— start of SOURCE EXCERPT —

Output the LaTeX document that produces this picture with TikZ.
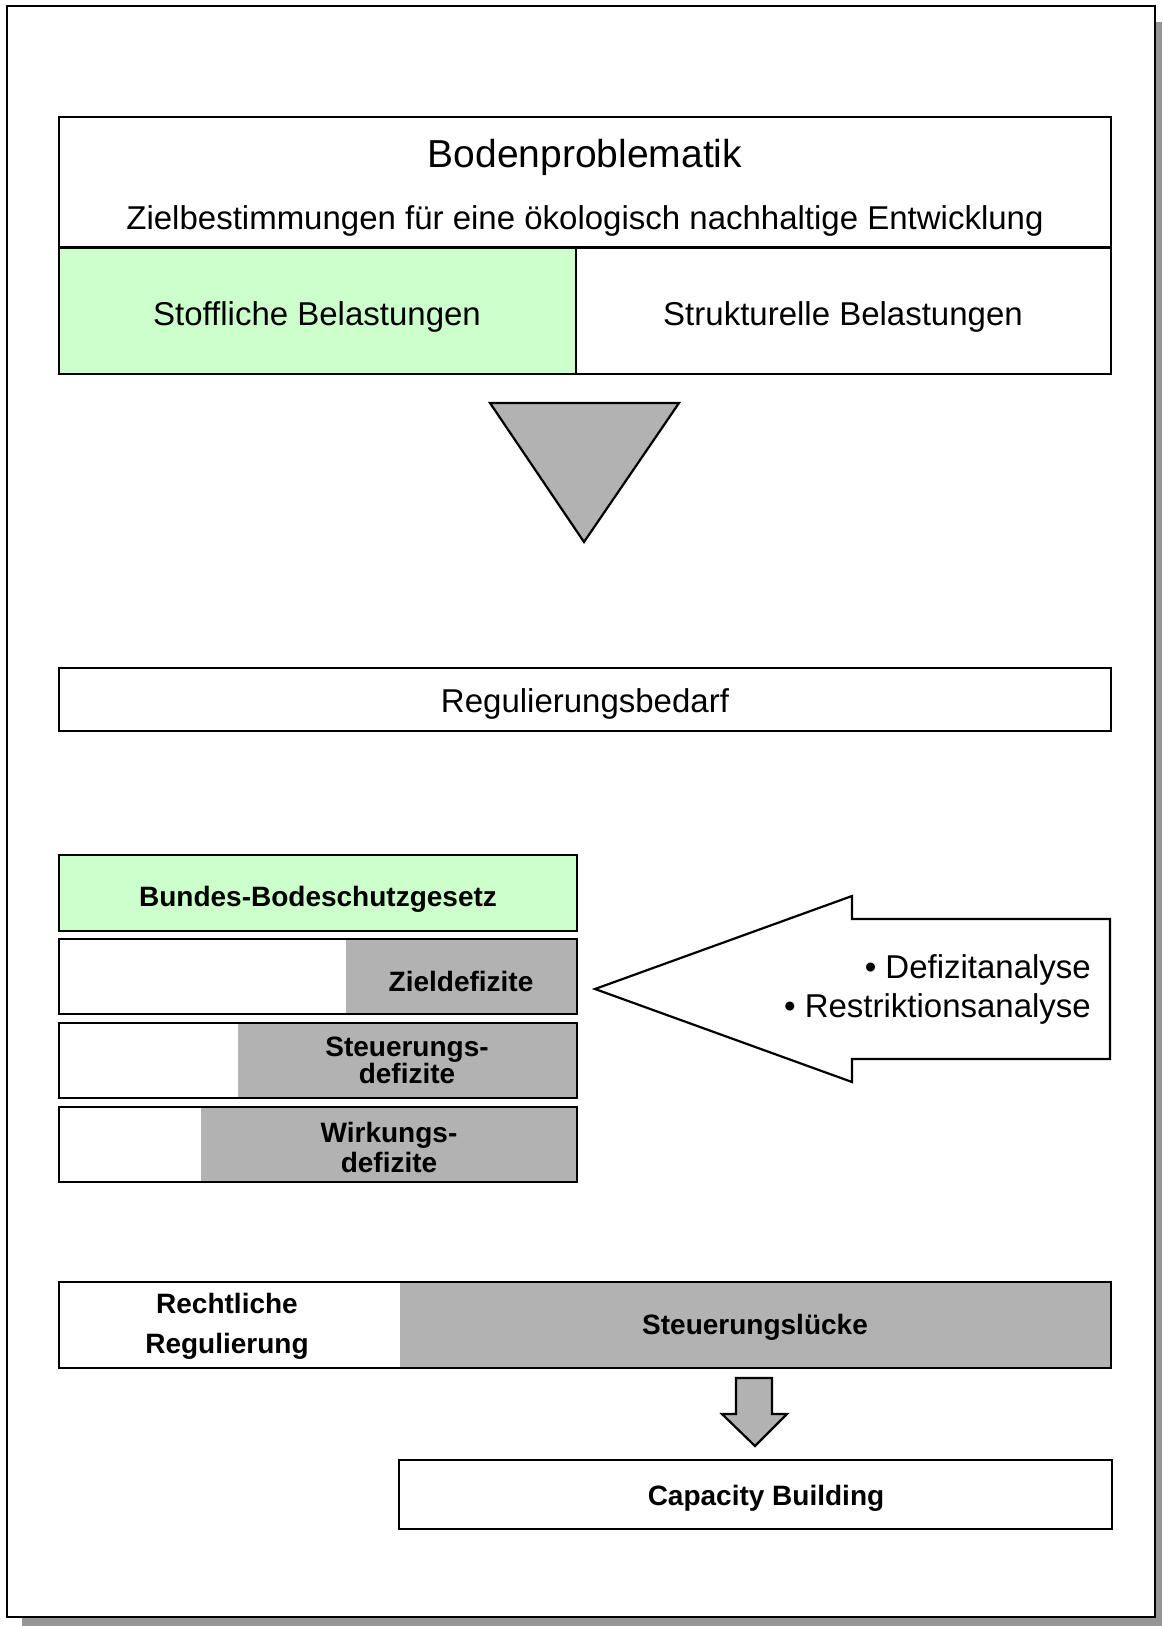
\documentclass[tikz,border=0pt]{standalone}
\usepackage{fontspec}
\setmainfont{Liberation Sans}
\definecolor{lgreen}{HTML}{CCFFCC}
\definecolor{dgray}{HTML}{B2B2B2}
\definecolor{shgray}{HTML}{969696}
\begin{document}
\begin{tikzpicture}[x=0.5pt,y=-0.5pt, line width=1.1pt, line join=miter,
  lbl/.style={font=\fontsize{16.5}{19}\selectfont, inner sep=0pt},
  biglbl/.style={font=\fontsize{19.5}{22}\selectfont, inner sep=0pt},
  blbl/.style={font=\fontsize{14}{13.5}\selectfont\bfseries, inner sep=0pt, align=center},
  boxline/.style={draw=black, line width=1.1pt}]
\useasboundingbox (0,0) rectangle (1162,1626);
% frame with shadow
\fill[shgray] (22,22) rectangle (1162,1626);
\filldraw[fill=white, draw=black] (7,6) rectangle (1155,1617);

% top block
\fill[lgreen] (59,248) rectangle (576,374);
\draw[boxline] (59,117) rectangle (1111,374);
\draw[line width=1.5pt] (59,248) -- (1111,248);
\draw[boxline] (576,248) -- (576,374);
\node[biglbl] (boden) at (585,157) {Bodenproblematik};
\node[lbl] (ziel) at (585,221) {Zielbestimmungen für eine ökologisch nachhaltige Entwicklung};
\node[lbl] (stoff) at (317,317) {Stoffliche Belastungen};
\node[lbl] (struk) at (843,317) {Strukturelle Belastungen};

% triangle
\filldraw[fill=dgray, draw=black] (490,403) -- (679,403) -- (584,542) -- cycle;

% Regulierungsbedarf
\draw[boxline] (59,668) rectangle (1111,731);
\node[lbl] (regbed) at (585,704) {Regulierungsbedarf};

% left stack
\filldraw[fill=lgreen, draw=black] (59,855) rectangle (577,931);
\node[blbl] (bbg) at (318,899) {Bundes-Bodeschutzgesetz};

\fill[dgray] (346,939) rectangle (577,1014);
\draw[boxline] (59,939) rectangle (577,1014);
\node[blbl] (ziel2) at (461,981) {Zieldefizite};

\fill[dgray] (238,1023) rectangle (577,1098);
\draw[boxline] (59,1023) rectangle (577,1098);
\node[blbl] (steu) at (407,1060) {Steuerungs-\\defizite};

\fill[dgray] (201,1107) rectangle (577,1182);
\draw[boxline] (59,1107) rectangle (577,1182);
\node[blbl, font=\fontsize{14}{15}\selectfont\bfseries] (wirk) at (389,1147) {Wirkungs-\\defizite};

% big left arrow
\filldraw[fill=white, draw=black] (595,989) -- (852,896) -- (852,919) -- (1110,919)
  -- (1110,1059) -- (852,1059) -- (852,1082) -- cycle;
\node[lbl, anchor=east, align=right, font=\fontsize{16.5}{19.5}\selectfont] (ana) at (1092,989)
  {• Defizitanalyse\\• Restriktionsanalyse};

% bottom box
\fill[dgray] (400,1282) rectangle (1111,1368);
\draw[boxline] (59,1282) rectangle (1111,1368);
\node[blbl, font=\fontsize{14}{20}\selectfont\bfseries] (recht) at (227,1326) {Rechtliche\\Regulierung};
\node[blbl] (luecke) at (755,1327) {Steuerungslücke};

% small down arrow
\filldraw[fill=dgray, draw=black] (736,1378) -- (772,1378) -- (772,1414) -- (787,1414)
  -- (755,1446) -- (722,1414) -- (736,1414) -- cycle;

% Capacity Building
\draw[boxline] (399,1460) rectangle (1112,1529);
\node[blbl] (cap) at (766,1498) {Capacity Building};
\end{tikzpicture}
\end{document}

— end of SOURCE EXCERPT —

■ **WHAT THIS TASK INVOLVES**: Lines that include the word "with" are to be extracted from the data above.

■ **WRITTEN REPLY**:
Output the LaTeX document that produces this picture with TikZ.
% frame with shadow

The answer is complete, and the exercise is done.